When the wife was in the kitchen, the guest said to his friend, “I think it is wonderful that after all these years, you still call your wife those loving pet names.”
The old man hung his head, “I have to tell the truth,” he said. “I forgot her name about 10 years ago.”
I have good news for all you romantics out there. June will soon be busting out all over. The month has many highlights, including American Rivers Month, Adopt-a-Cat Month and the Taiwanese Dragon Boat Festival.
Also, Feed the Hungry Day (5); D-Day (6); National Juggling Day (16); Flag Day (14); Father’s Day (15); and My Birthday (18). Gloria thinks I should live to be 100, with an extra year to repent.
Other holidays include Juneteenth Day, the African-American celebration of freedom and unity (19); Midsummer Day, the start of summer (21); Beaver Day (21); Brazil’s Lovers’ Day, “Festa Junina” (21); Nude Hiking Day (21); Pledge of Allegiance Day (22); GI Bill of Rights Day (22); the start of the Korean War Day (22); and the day I lost my first baby tooth (30).
The Romans certainly knew what they were talking about when they declared June the perfect month for love and marriage. They named the sixth month “Juno” in honor of the Roman goddess of marriage.

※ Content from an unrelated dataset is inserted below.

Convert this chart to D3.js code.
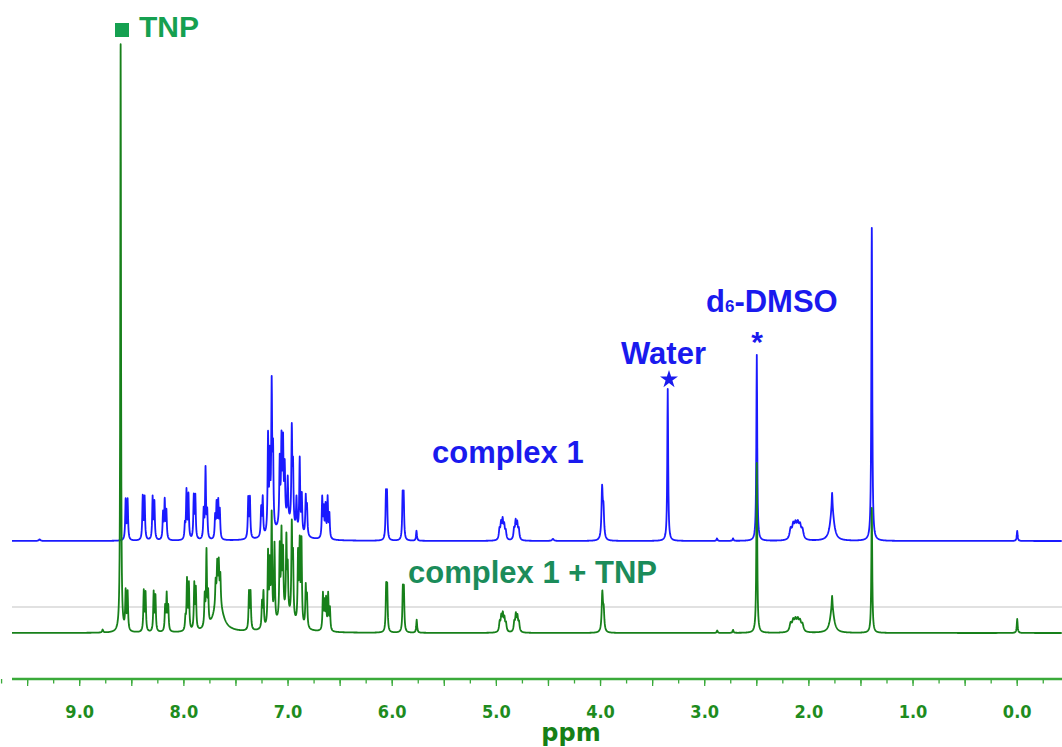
<!DOCTYPE html>
<html>
<head>
<meta charset="utf-8">
<script src="https://cdn.jsdelivr.net/npm/d3@7"></script>
<style>
  body { margin: 0; background: #fff; }
  svg { display: block; }
</style>
</head>
<body>
<div id="chart"></div>
<script>
// peak lists: [ppm, height, half width (ppm, optional)]
var complex1Peaks = [
  [9.385, 1.5, 0.01],
  [8.559, 40], [8.540, 40],
  [8.395, 43], [8.377, 42],
  [8.300, 42], [8.283, 37],
  [8.200, 26], [8.184, 38], [8.168, 28],
  [7.990, 14], [7.975, 48], [7.956, 44],
  [7.905, 42], [7.890, 42],
  [7.810, 28], [7.792, 70], [7.776, 26],
  [7.700, 22], [7.686, 34], [7.670, 36], [7.655, 28],
  [7.382, 40], [7.366, 40],
  [7.258, 28], [7.243, 38],
  [7.192, 96], [7.175, 70], [7.157, 142], [7.144, 74],
  [7.080, 64], [7.063, 80], [7.048, 76], [7.032, 52], [7.003, 42],
  [6.964, 94], [6.952, 56], [6.919, 32], [6.888, 74], [6.868, 38], [6.830, 38], [6.818, 28],
  [7.02, 18, 0.09],
  [6.672, 40], [6.657, 28], [6.640, 32], [6.620, 40], [6.603, 24],
  [6.060, 43], [6.050, 43],
  [5.900, 42], [5.890, 42],
  [5.767, 10],
  [4.970, 10, 0.007], [4.955, 15, 0.007], [4.940, 18, 0.007], [4.925, 13, 0.007], [4.910, 8, 0.007],
  [4.830, 10, 0.007], [4.815, 17, 0.007], [4.800, 15, 0.007], [4.785, 10, 0.007],
  [4.457, 2, 0.01],
  [3.985, 50, 0.007], [3.972, 28, 0.007],
  [3.355, 152],
  [2.882, 2.5], [2.728, 2.5],
  [2.500, 186],
  [2.175, 10, 0.012], [2.150, 13, 0.012], [2.128, 13, 0.012], [2.106, 13, 0.012], [2.085, 12, 0.012], [2.062, 9, 0.012],
  [1.777, 16, 0.004], [1.777, 32, 0.022],
  [1.396, 313],
  [0.000, 10]
];

var complexTnpPeaks = [
  [8.780, 3, 0.006],
  [8.607, 588, 0.004],
  [8.559, 38], [8.540, 38],
  [8.385, 40], [8.368, 38],
  [8.290, 39], [8.273, 35],
  [8.180, 24], [8.165, 36], [8.150, 24],
  [7.985, 12], [7.970, 50], [7.952, 46],
  [7.900, 45], [7.885, 40],
  [7.800, 30], [7.783, 74], [7.767, 30],
  [7.670, 32, 0.05],
  [7.695, 24], [7.680, 36], [7.665, 36], [7.650, 28],
  [7.375, 37], [7.360, 37],
  [7.250, 25], [7.236, 35],
  [7.192, 72], [7.175, 58], [7.157, 108], [7.130, 78],
  [7.080, 70], [7.063, 80], [7.048, 60], [7.016, 74], [7.003, 44],
  [6.964, 90], [6.952, 58], [6.904, 68], [6.888, 78], [6.871, 83], [6.830, 40], [6.818, 30],
  [7.02, 16, 0.09],
  [6.665, 36], [6.650, 26], [6.635, 30], [6.615, 36], [6.598, 22],
  [6.058, 42], [6.048, 42],
  [5.898, 40], [5.888, 40],
  [5.765, 13],
  [4.968, 9, 0.007], [4.953, 14, 0.007], [4.938, 16, 0.007], [4.923, 12, 0.007], [4.908, 8, 0.007],
  [4.828, 9, 0.007], [4.813, 16, 0.007], [4.798, 14, 0.007], [4.783, 9, 0.007],
  [3.983, 38, 0.007], [3.970, 20, 0.007],
  [2.880, 2.5], [2.728, 3],
  [2.500, 170],
  [2.175, 8, 0.012], [2.150, 10, 0.012], [2.128, 10, 0.012], [2.106, 10, 0.012], [2.085, 9, 0.012], [2.062, 7, 0.012],
  [1.777, 12, 0.004], [1.777, 25, 0.022],
  [1.396, 125],
  [0.000, 14]
];

var majorTicks = [9.5, 9.0, 8.5, 8.0, 7.5, 7.0, 6.5, 6.0, 5.5, 5.0, 4.5, 4.0, 3.5, 3.0, 2.5, 2.0, 1.5, 1.0, 0.5, 0.0, -0.5];
var tickLabels = ["9.0", "8.0", "7.0", "6.0", "5.0", "4.0", "3.0", "2.0", "1.0", "0.0"];
var labelValues = [9, 8, 7, 6, 5, 4, 3, 2, 1, 0];

var width = 1062, height = 747;
var blueOffset = 92;      // complex 1 trace sits above the complex 1 + TNP trace
var refLevel = 26;        // grey reference line

var svg = d3.select("#chart").append("svg")
            .attr("width", width)
            .attr("height", height);

var x = d3.scaleLinear().domain([9.65, -0.43]).range([12, 1062]);
var y = d3.scaleLinear().domain([0, 600]).range([633, 33]);

// Lorentzian line shapes summed over a ppm grid
function spectrum(peaks) {
  var pts = d3.range(9.65, -0.43, -0.0025);
  peaks.forEach(function (p) { pts.push(p[0]); });
  pts.sort(function (a, b) { return b - a; });
  return pts.map(function (v) {
    var s = 0;
    peaks.forEach(function (p) {
      var w = p[2] || 0.005;
      var d = v - p[0];
      s += p[1] * w * w / (d * d + w * w);
    });
    return [v, s];
  });
}

// grey reference line
svg.append("line")
   .attr("x1", 12).attr("x2", width)
   .attr("y1", y(refLevel)).attr("y2", y(refLevel))
   .attr("stroke", "#c4c4c4")
   .attr("stroke-width", 1.2);

var line = d3.line()
             .x(function (d) { return x(d[0]); })
             .y(function (d) { return y(d[1]); });

svg.append("path")
   .datum(spectrum(complex1Peaks).map(function (d) { return [d[0], d[1] + blueOffset]; }))
   .attr("d", line)
   .attr("fill", "none")
   .attr("stroke", "#1a1aff")
   .attr("stroke-width", 1.8)
   .attr("stroke-linejoin", "round");

svg.append("path")
   .datum(spectrum(complexTnpPeaks))
   .attr("d", line)
   .attr("fill", "none")
   .attr("stroke", "#17801a")
   .attr("stroke-width", 1.8)
   .attr("stroke-linejoin", "round");

// axis
var axisY = 679;
var axis = svg.append("g").attr("transform", "translate(0," + axisY + ")");
axis.append("line")
    .attr("x1", 12).attr("x2", width)
    .attr("stroke", "#3aaa3a").attr("stroke-width", 2.5);
axis.selectAll(".minor")
    .data(d3.range(9.75, -0.5, -0.25))
    .enter().append("line")
    .attr("x1", function (d) { return x(d); })
    .attr("x2", function (d) { return x(d); })
    .attr("y1", 0).attr("y2", 4.5)
    .attr("stroke", "#3aaa3a").attr("stroke-width", 1.3);
axis.selectAll(".major")
    .data(majorTicks)
    .enter().append("line")
    .attr("x1", function (d) { return x(d); })
    .attr("x2", function (d) { return x(d); })
    .attr("y1", 0).attr("y2", 7)
    .attr("stroke", "#3aaa3a").attr("stroke-width", 1.3);
axis.selectAll(".lab")
    .data(labelValues)
    .enter().append("text")
    .attr("x", function (d) { return x(d); })
    .attr("y", 39)
    .attr("text-anchor", "middle")
    .attr("font-family", "'DejaVu Sans', sans-serif")
    .attr("font-stretch", "condensed")
    .attr("font-weight", "bold")
    .attr("font-size", 18)
    .attr("fill", "#1e8c1e")
    .text(function (d, i) { return tickLabels[i]; });

svg.append("text")
   .attr("x", 571).attr("y", 741)
   .attr("text-anchor", "middle")
   .attr("font-family", "'DejaVu Sans', sans-serif")
   .attr("font-weight", "bold")
   .attr("font-size", 24)
   .attr("fill", "#168016")
   .text("ppm");

// annotations
var font = "'Liberation Sans', Arial, sans-serif";

svg.append("rect")
   .attr("x", 115).attr("y", 23).attr("width", 14).attr("height", 14)
   .attr("fill", "#15a050");
svg.append("text")
   .attr("x", 139).attr("y", 37)
   .attr("font-family", font).attr("font-weight", "bold").attr("font-size", 30)
   .attr("fill", "#15a050")
   .text("TNP");

svg.append("text")
   .attr("x", 432).attr("y", 463)
   .attr("font-family", font).attr("font-weight", "bold").attr("font-size", 31)
   .attr("fill", "#1a1aee")
   .text("complex 1");

svg.append("text")
   .attr("x", 408).attr("y", 583)
   .attr("font-family", font).attr("font-weight", "bold").attr("font-size", 31)
   .attr("fill", "#1b8c5a")
   .text("complex 1 + TNP");

svg.append("text")
   .attr("x", 621).attr("y", 364)
   .attr("font-family", font).attr("font-weight", "bold").attr("font-size", 31)
   .attr("fill", "#1a1aee")
   .text("Water");

svg.append("path")
   .attr("d", d3.symbol().type(d3.symbolStar).size(100)())
   .attr("transform", "translate(669,379.5)")
   .attr("fill", "#1a1aee");

var dmso = svg.append("text")
   .attr("x", 706).attr("y", 312)
   .attr("font-family", font).attr("font-weight", "bold").attr("font-size", 31)
   .attr("fill", "#1a1aee");
dmso.append("tspan").text("d");
dmso.append("tspan").attr("font-size", 17).text("6");
dmso.append("tspan").text("-DMSO");

svg.append("text")
   .attr("x", 757).attr("y", 352)
   .attr("text-anchor", "middle")
   .attr("font-family", font).attr("font-weight", "bold").attr("font-size", 30)
   .attr("fill", "#1a1aee")
   .text("*");
</script>
</body>
</html>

Do you June brides and grooms know that falling in love is good for your health? Doctors claim love causes a chemical change in the brain that can lower blood pressure, boost heart rate, ward off depression and make you fit as a fiddle. But who wants to be a fiddle on their honeymoon?
Physical and emotional arousal that love brings improves posture (for proposing on one knee), brightens skin tone (for powdering the nose) and causes couples to hum the aria from Romeo and Juliet every morning before breakfast.
Love causes the release of the neuro-chemical phenylethylamine, which affects the mood like an amphetamine.
Gloria tells me that marriage, as an institution, is a great health benefactor. But who wants to live in an institution?
Throughout our marriage, Gloria and I promised never to go to bed mad. We stay up until the situation is solved. Last Halloween, we didn’t sleep until March!
I once discussed marriage with my neighbor, Gerard, who passed on some wise maxims: “The cooing stops with the honeymoon, but the billing goes on forever; an ideal marriage would be to marry a rich girl who is too proud to let her husband work; and anyone who claims marriage is a 50-50 proposition just doesn’t know the first thing about women or fractions.”
Gerard also said that he loved his wife, Beryl, very much, but every time they got into an argument, she became historical. “You mean hysterical,” I corrected him.
“No, historical. She keeps bringing up the past.”
When I first met Gloria, the schoolteacher, I would write her passionate love letters. She sent them all back corrected. I must be the only man in the world who returned from his honeymoon and received a report card. It said, “Alex is neat and friendly and shows a keen interest in fun and games.”
But at least I can say that I could best Gloria in every disagreement. The trouble is, when I raise my hand she never calls on me.
Following a difference of opinion, Gloria and I decided to visit a marriage counselor. As we left the office, Gloria said, “Now that we are on speaking terms, shut up!”
Three months later, dewy-eyed Gloria approached and purred sweetly, “Darling, soon there will be a third sharing our little home.”
“Sweetheart,” I cried, “are you sure?”
“Positive. I had a letter from my mother this morning saying that she would be here next Saturday!”
Men and women certainly are different.
Walking along the Bayside Marina one day was a man, deep in prayer. Suddenly the sky clouded, and in a booming voice, the Lord said, “Because you are faithful to me, I will grant you one wish.”
The man answered, “Build me a bridge to Europe so I can drive over any time I want.”
The Lord replied, “Your request is very materialistic. Think of the enormous challenges for that kind of undertaking. I can do it, but it is hard for me to justify your desire for worldly things. Take a little more time and think of something else that would honor and glorify me.”
The man thought and finally said, “Lord, I wish I could understand my wife. I want to know how she feels, what she is thinking when she gives me the silent treatment, why she cries, what she means when she says ‘nothing is wrong’ and how can I make a woman truly happy?”
After a lengthy silence, the Lord replied, “Do you want two lanes or four on that bridge?”
Finally, a wedding toast to newlyweds: “Never above you. Never below you. Always beside you.”